Night 1: Ta Phin Homestay
The homestay was basic: a mattress on a wooden floor, a shared bathroom with a squat toilet and a bucket shower (heated water — a luxury). The family — H'mong, three generations in one house — served dinner around a communal table: rice, stir-fried vegetables, pork with lemongrass, and homemade rice wine.
The rice wine was strong. Unfiltered, slightly sweet, and about 40% ABV by my estimate. The father poured generously. Saying no was not an option. By the third glass, my Vietnamese had improved dramatically (it hadn't, but it felt like it had).

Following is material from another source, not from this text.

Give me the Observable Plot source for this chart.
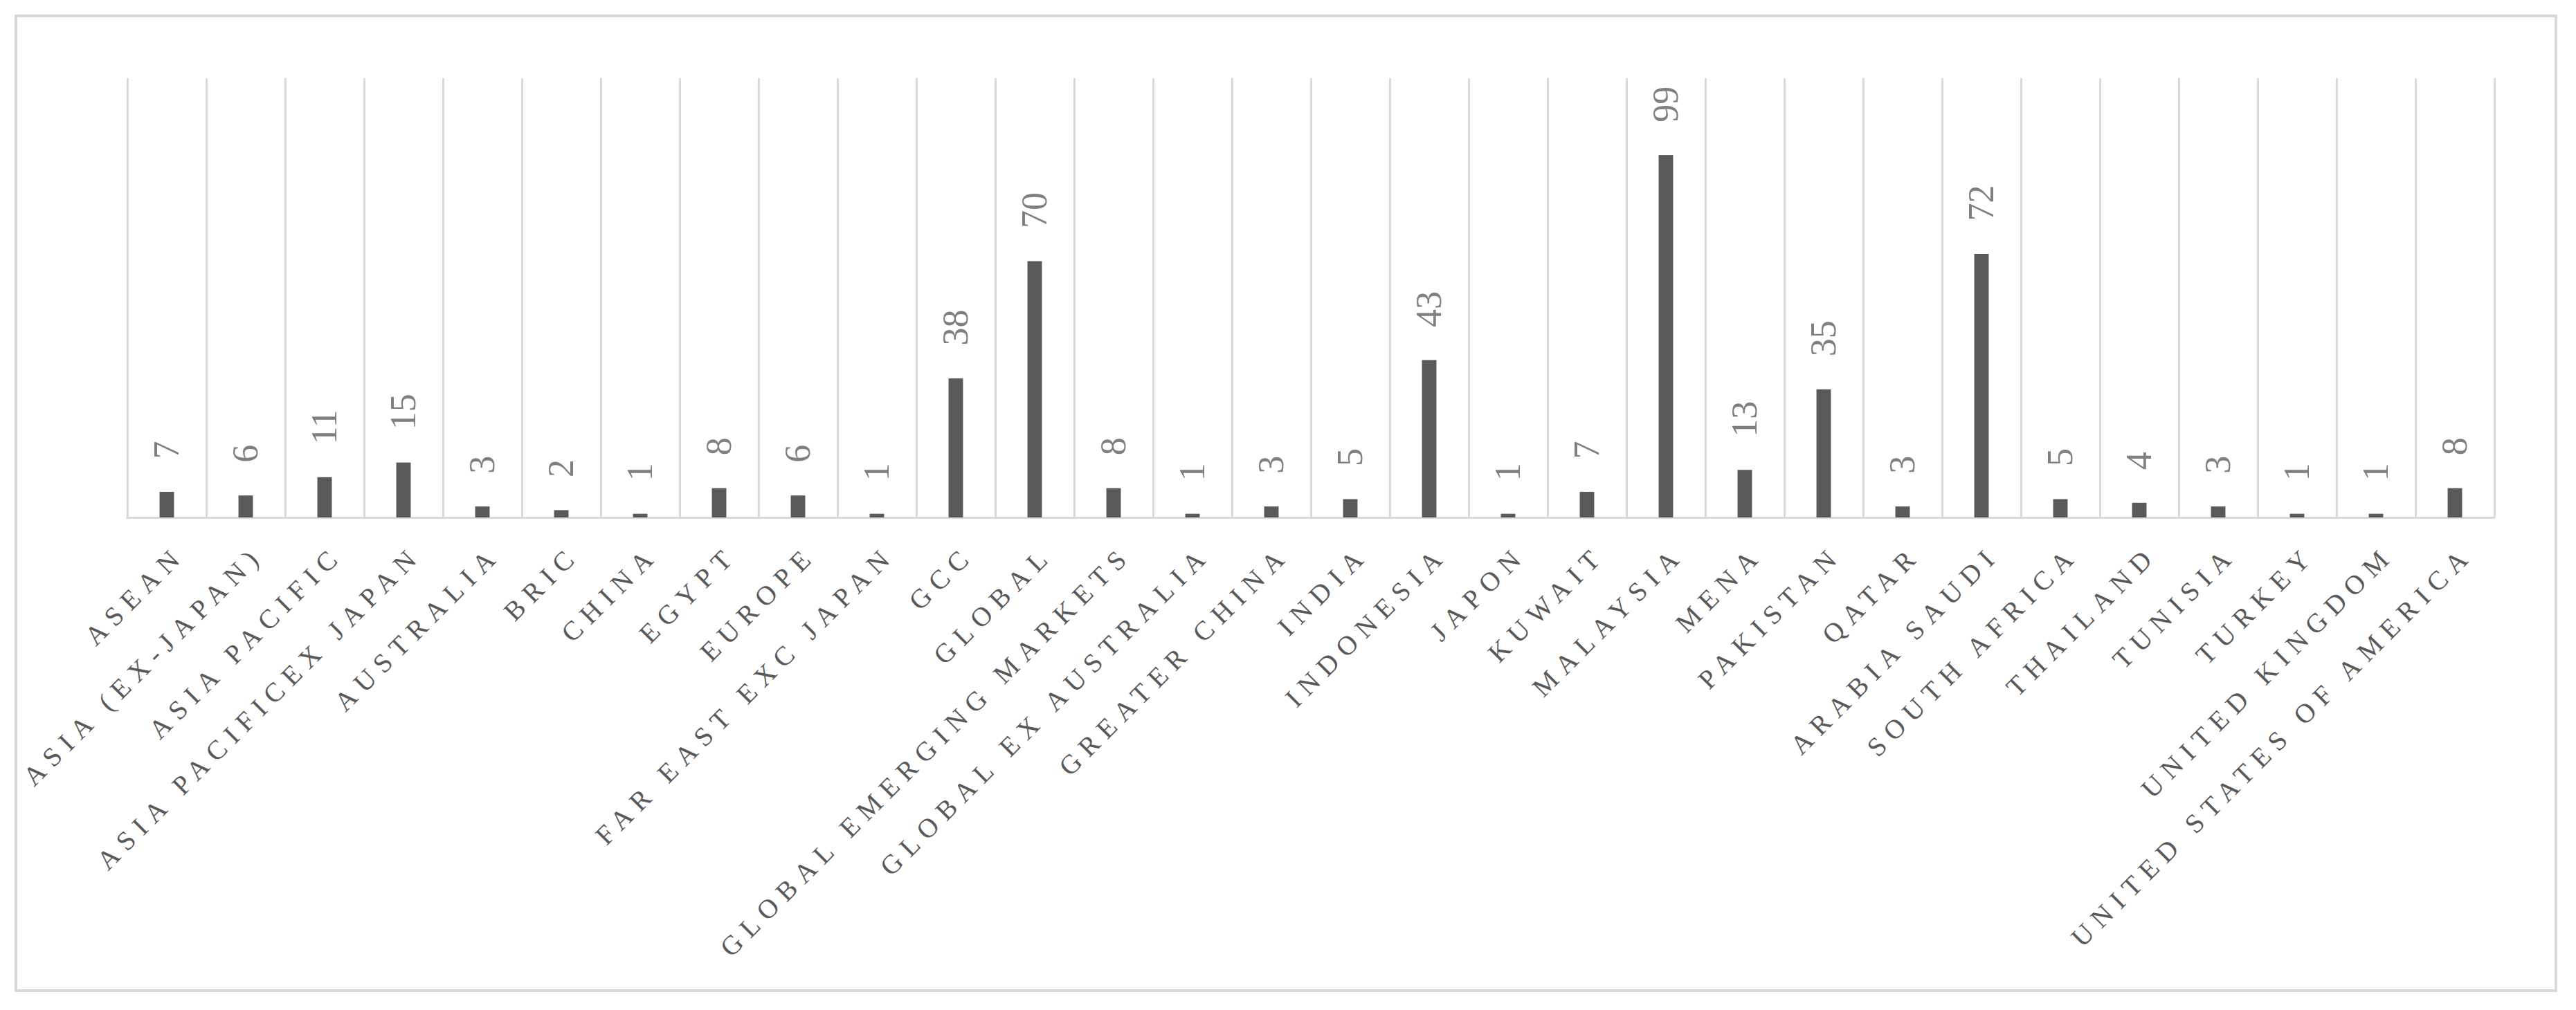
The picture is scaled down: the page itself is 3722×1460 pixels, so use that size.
<!DOCTYPE html>
<html>
<head>
<meta charset="utf-8">
<script src="https://cdn.jsdelivr.net/npm/d3@7"></script>
<script src="https://cdn.jsdelivr.net/npm/@observablehq/plot@0.6"></script>
<style>
  html, body { margin: 0; padding: 0; background: #fff; overflow: hidden; }
  #wrap { position: relative; width: 3722px; height: 1460px; }
  #border { position: absolute; left: 21px; top: 21px; width: 3674px; height: 1413px;
            box-sizing: border-box; border: 4px solid #d9d9d9; pointer-events: none; }
  #wrap g[aria-label="x-axis tick label"] text { letter-spacing: 11px; }
</style>
</head>
<body>
<div id="wrap"><div id="border"></div></div>
<script>
const categories = [
  "ASEAN", "ASIA (EX-JAPAN)", "ASIA PACIFIC", "ASIA PACIFICEX JAPAN", "AUSTRALIA",
  "BRIC", "CHINA", "EGYPT", "EUROPE", "FAR EAST EXC JAPAN",
  "GCC", "GLOBAL", "GLOBAL EMERGING MARKETS", "GLOBAL EX AUSTRALIA", "GREATER CHINA",
  "INDIA", "INDONESIA", "JAPON", "KUWAIT", "MALAYSIA",
  "MENA", "PAKISTAN", "QATAR", "ARABIA SAUDI", "SOUTH AFRICA",
  "THAILAND", "TUNISIA", "TURKEY", "UNITED KINGDOM", "UNITED STATES OF AMERICA"
];
const values = [7, 6, 11, 15, 3, 2, 1, 8, 6, 1, 38, 70, 8, 1, 3, 5, 43, 1, 7, 99, 13, 35, 3, 72, 5, 4, 3, 1, 1, 8];
const yDomain = [0, 120];

const data = categories.map((c, i) => ({category: c, value: values[i]}));

const W = 3722, H = 1460;
const mL = 182, mR = 117, mT = 113, mB = 712;
const bw = (W - mL - mR) / categories.length;
const font = "'Liberation Serif', 'DejaVu Serif', serif";

const chart = Plot.plot({
  width: W,
  height: H,
  marginLeft: mL,
  marginRight: mR,
  marginTop: mT,
  marginBottom: mB,
  style: {fontFamily: font, background: "transparent"},
  x: {type: "band", domain: categories, padding: 0},
  y: {domain: yDomain, axis: null},
  marks: [
    Plot.ruleX(categories, {x: d => d, y1: yDomain[0], y2: yDomain[1], dx: -bw / 2, stroke: "#d9d9d9", strokeWidth: 3}),
    Plot.ruleX(categories.slice(-1), {x: d => d, y1: yDomain[0], y2: yDomain[1], dx: bw / 2, stroke: "#d9d9d9", strokeWidth: 3}),
    Plot.ruleY([0], {stroke: "#d9d9d9", strokeWidth: 3}),
    Plot.barY(data, {x: "category", y: "value", fill: "#595959", insetLeft: (bw - 21) / 2, insetRight: (bw - 21) / 2}),
    Plot.text(data, {x: "category", y: "value", text: d => String(d.value), rotate: -90,
      textAnchor: "start", lineAnchor: "middle", dy: -48, fontSize: 52, fill: "#7f7f7f", fontFamily: font}),
    Plot.axisX({tickRotate: -45, tickSize: 0, tickPadding: 47, dx: 19, fontSize: 39,
      textAnchor: "end", lineAnchor: "middle", fill: "#595959", label: null, fontFamily: font})
  ]
});
document.getElementById("wrap").appendChild(chart);
chart.style.position = "absolute";
chart.style.left = "0px";
chart.style.top = "0px";
</script>
</body>
</html>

Cost: VND 400,000 ($16) per person including dinner, breakfast, and the mattress. Homestay trekking in Sapa is one of the best-value travel experiences in Southeast Asia.
Day 2: Ta Phin to Sapa
Breakfast: fried eggs, baguette (a French colonial legacy that Vietnam perfected), and coffee strong enough to restart my heart. Then back on the trail.
The route from Ta Phin climbs through forest and Dao minority villages. The Red Dao women are recognizable by their elaborate headdresses and red embroidered clothing. Several offered handmade textiles for sale — embroidered bags (VND 100,000-200,000), scarves, and baby carriers. Mu negotiated for me, which saved me about 50% on a bag I didn't know I wanted.
The final climb back to Sapa town is steep — 400m elevation gain in 3km. My legs were done. Mu was chatting on her phone.
"Tired?" she asked.
"Dead," I said.
"Tomorrow I do this again with new tourists. You rest. I walk."
Back in Sapa town, I checked into a guesthouse (VND 300,000 / $12), took the hottest shower of my life, and ate dinner at a place on Cau May street — grilled meat and noodles, VND 60,000, good enough that I went back the next day.
The Ethics
I should mention this. Sapa tourism has an ethics dimension. The H'mong and Dao communities who make trekking possible receive varying levels of benefit. Hotel-booked treks funnel money to Hanoi agencies. Booking directly with local guides (ask at guesthouses or look for the Sapa O'Chau social enterprise) ensures more money stays in the community. Mu charges VND 600,000/day ($24) for a two-day trek with homestay — she keeps all of it.
Also: don't photograph people without asking. The H'mong women are frequently photographed without consent. Ask first. Most will say yes. Some will ask for a small tip (VND 10,000-20,000). That's fair.
Combine Sapa with Hanoi (overnight train) and Ha Long Bay for the classic northern Vietnam circuit. Or continue to Luang Prabang overland for the ultimate Southeast Asian highland trip.